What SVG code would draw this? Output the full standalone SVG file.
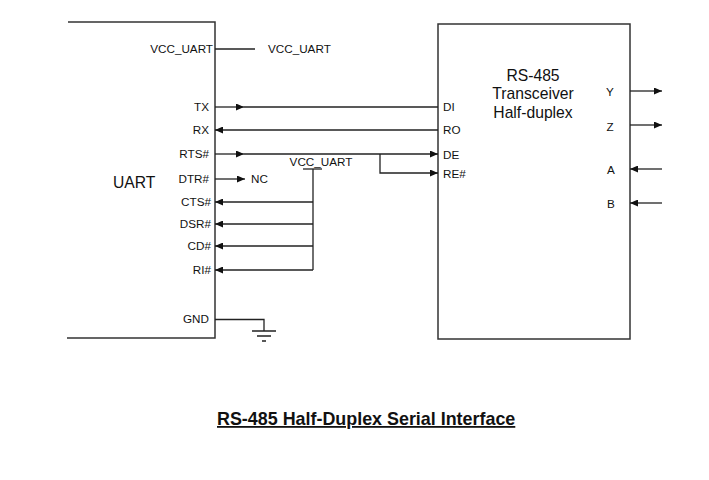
<svg xmlns="http://www.w3.org/2000/svg" width="709" height="480" viewBox="0 0 709 480">
<style>
.ln{fill:none;stroke:#222;stroke-width:1.3}
.bx{fill:none;stroke:#333;stroke-width:1.5}
.t{font-family:"Liberation Sans",Arial,sans-serif;font-size:11.7px;fill:#111}
.r{text-anchor:end}
.big{font-family:"Liberation Sans",Arial,sans-serif;font-size:15.7px;fill:#111}
.ar{marker-end:url(#ah)}
</style>
<defs>
<marker id="ah" markerUnits="userSpaceOnUse" markerWidth="9" markerHeight="7" refX="8" refY="3.5" orient="auto">
<path d="M0,0 L8,3.5 L0,7 z" fill="#111"/>
</marker>
</defs>
<rect width="709" height="480" fill="#fff"/>
<g id="uart">
<path class="bx" d="M68,22 H215 V338 H67"/>
<text class="big" x="113" y="188">UART</text>
<text class="t r" x="213" y="53">VCC_UART</text>
<text class="t r" x="209" y="111">TX</text>
<text class="t r" x="209" y="134">RX</text>
<text class="t r" x="209" y="158">RTS#</text>
<text class="t r" x="209" y="183">DTR#</text>
<text class="t r" x="211" y="206">CTS#</text>
<text class="t r" x="211" y="228">DSR#</text>
<text class="t r" x="211" y="250">CD#</text>
<text class="t r" x="211" y="274">RI#</text>
<text class="t r" x="209" y="323">GND</text>
</g>
<g id="transceiver">
<rect class="bx" x="438" y="24" width="192" height="315"/>
<text class="big" x="533" y="80.5" text-anchor="middle">RS-485</text>
<text class="big" x="533" y="98.5" text-anchor="middle">Transceiver</text>
<text class="big" x="533" y="117.5" text-anchor="middle">Half-duplex</text>
<text class="t" x="443" y="111">DI</text>
<text class="t" x="443" y="134">RO</text>
<text class="t" x="443" y="159">DE</text>
<text class="t" x="443" y="178">RE#</text>
<text class="t" x="610" y="96" text-anchor="middle">Y</text>
<text class="t" x="610" y="131" text-anchor="middle">Z</text>
<text class="t" x="611" y="174" text-anchor="middle">A</text>
<text class="t" x="611" y="208" text-anchor="middle">B</text>
</g>
<g id="vcc-label">
<text class="t" x="268" y="53">VCC_UART</text>
</g>
<g id="vcc-pullup">
<text class="t" x="321" y="166" text-anchor="middle">VCC_UART</text>
</g>
<g id="nc">
<text class="t" x="251" y="183">NC</text>
</g>
<g id="ground">
<path class="ln" d="M252,331 H276 M257,336 H271 M262,341 H266"/>
</g>
<g id="connectors">
<path class="ln" d="M215,49 H255"/>
<path class="ln ar" d="M215,107 H244"/>
<path class="ln" d="M244,107 H438"/>
<path class="ln ar" d="M438,130 H215"/>
<path class="ln ar" d="M215,154 H244"/>
<path class="ln ar" d="M244,154 H438"/>
<path class="ln ar" d="M380,154 V173 H438"/>
<path class="ln ar" d="M215,179 H245"/>
<path class="ln" d="M303,169 H322"/>
<path class="ln" d="M313,169 V270"/>
<path class="ln ar" d="M313,202 H215"/>
<path class="ln ar" d="M313,224 H215"/>
<path class="ln ar" d="M313,246 H215"/>
<path class="ln ar" d="M313,270 H215"/>
<path class="ln" d="M215,319.5 H264 V331"/>
<path class="ln ar" d="M630,91 H662"/>
<path class="ln ar" d="M630,125 H662"/>
<path class="ln ar" d="M662,169 H630"/>
<path class="ln ar" d="M662,203 H630"/>
</g>
<g id="caption">
<text x="217" y="425" font-family="'Liberation Sans',Arial,sans-serif" font-size="17.9px" font-weight="bold" fill="#111" text-decoration="underline">RS-485 Half-Duplex Serial Interface</text>
</g>
</svg>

========================

• _Task objective_:
Go through the listing above and quote it exactly, apart from its images.

• _Worked solution_:
What SVG code would draw this? Output the full standalone SVG file.
<svg xmlns="http://www.w3.org/2000/svg" width="709" height="480" viewBox="0 0 709 480">
<style>
.ln{fill:none;stroke:#222;stroke-width:1.3}
.bx{fill:none;stroke:#333;stroke-width:1.5}
.t{font-family:"Liberation Sans",Arial,sans-serif;font-size:11.7px;fill:#111}
.r{text-anchor:end}
.big{font-family:"Liberation Sans",Arial,sans-serif;font-size:15.7px;fill:#111}
.ar{marker-end:url(#ah)}
</style>
<defs>
<marker id="ah" markerUnits="userSpaceOnUse" markerWidth="9" markerHeight="7" refX="8" refY="3.5" orient="auto">
<path d="M0,0 L8,3.5 L0,7 z" fill="#111"/>
</marker>
</defs>
<rect width="709" height="480" fill="#fff"/>
<g id="uart">
<path class="bx" d="M68,22 H215 V338 H67"/>
<text class="big" x="113" y="188">UART</text>
<text class="t r" x="213" y="53">VCC_UART</text>
<text class="t r" x="209" y="111">TX</text>
<text class="t r" x="209" y="134">RX</text>
<text class="t r" x="209" y="158">RTS#</text>
<text class="t r" x="209" y="183">DTR#</text>
<text class="t r" x="211" y="206">CTS#</text>
<text class="t r" x="211" y="228">DSR#</text>
<text class="t r" x="211" y="250">CD#</text>
<text class="t r" x="211" y="274">RI#</text>
<text class="t r" x="209" y="323">GND</text>
</g>
<g id="transceiver">
<rect class="bx" x="438" y="24" width="192" height="315"/>
<text class="big" x="533" y="80.5" text-anchor="middle">RS-485</text>
<text class="big" x="533" y="98.5" text-anchor="middle">Transceiver</text>
<text class="big" x="533" y="117.5" text-anchor="middle">Half-duplex</text>
<text class="t" x="443" y="111">DI</text>
<text class="t" x="443" y="134">RO</text>
<text class="t" x="443" y="159">DE</text>
<text class="t" x="443" y="178">RE#</text>
<text class="t" x="610" y="96" text-anchor="middle">Y</text>
<text class="t" x="610" y="131" text-anchor="middle">Z</text>
<text class="t" x="611" y="174" text-anchor="middle">A</text>
<text class="t" x="611" y="208" text-anchor="middle">B</text>
</g>
<g id="vcc-label">
<text class="t" x="268" y="53">VCC_UART</text>
</g>
<g id="vcc-pullup">
<text class="t" x="321" y="166" text-anchor="middle">VCC_UART</text>
</g>
<g id="nc">
<text class="t" x="251" y="183">NC</text>
</g>
<g id="ground">
<path class="ln" d="M252,331 H276 M257,336 H271 M262,341 H266"/>
</g>
<g id="connectors">
<path class="ln" d="M215,49 H255"/>
<path class="ln ar" d="M215,107 H244"/>
<path class="ln" d="M244,107 H438"/>
<path class="ln ar" d="M438,130 H215"/>
<path class="ln ar" d="M215,154 H244"/>
<path class="ln ar" d="M244,154 H438"/>
<path class="ln ar" d="M380,154 V173 H438"/>
<path class="ln ar" d="M215,179 H245"/>
<path class="ln" d="M303,169 H322"/>
<path class="ln" d="M313,169 V270"/>
<path class="ln ar" d="M313,202 H215"/>
<path class="ln ar" d="M313,224 H215"/>
<path class="ln ar" d="M313,246 H215"/>
<path class="ln ar" d="M313,270 H215"/>
<path class="ln" d="M215,319.5 H264 V331"/>
<path class="ln ar" d="M630,91 H662"/>
<path class="ln ar" d="M630,125 H662"/>
<path class="ln ar" d="M662,169 H630"/>
<path class="ln ar" d="M662,203 H630"/>
</g>
<g id="caption">
<text x="217" y="425" font-family="'Liberation Sans',Arial,sans-serif" font-size="17.9px" font-weight="bold" fill="#111" text-decoration="underline">RS-485 Half-Duplex Serial Interface</text>
</g>
</svg>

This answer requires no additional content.